The Obama administration took years to reverse some of the decisions made under Bush and to install guardrails against it happening again. But some advocates say those safeguards — called scientific integrity policies — are insufficient.

"It’s just that there’s no teeth," said Clement, who filed a whistleblower complaint over his reassignment at Interior.

"Even getting the scientific integrity policies in place was a bit of a struggle, because the Obama administration came in and said ‘OK, problem solved. We’re the good guys, and there’s nothing to worry about,’" Halpern said.

Ashe, who played a key role in drafting the scientific integrity policy as Obama’s director of FWS, said any administration can feel political temptations to meddle in science. Under Obama, he said, some political officials outside Interior tried influencing decisions on the northern spotted owl.

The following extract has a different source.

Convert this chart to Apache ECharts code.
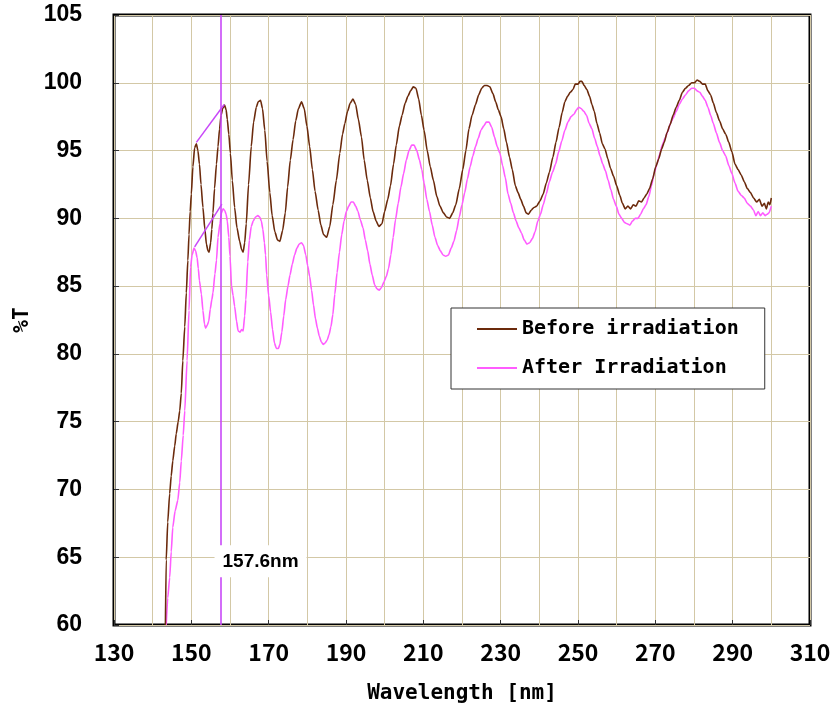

"Me and other political appointees went over to the White House, and we actually gave them copies of the IG’s report on Julie MacDonald and said: ‘This could be you, and you need to stop,’" he said. "And to their credit, they did."

That kind of pushback can’t happen if senior positions remain vacant, Ashe said.

Trump has no science adviser, and many top spots at Interior will likely remain empty through this year. Zinke doesn’t expect to have the heads of the Bureau of Land Management, FWS or National Park Service in place until early 2019 (E&E News PM, May 10).

Meanwhile, internal documents from the Interior Department suggest Indur Goklany, a career staffer and critic of mainstream climate science, has been empowered to influence the department’s public positions on global warming (Climatewire, March 8).

"The cultural impact of the marginalization of science is real," Lee-Ashley said. "Once we get past this administration, hopefully there will be an assessment of how deep those impacts are going."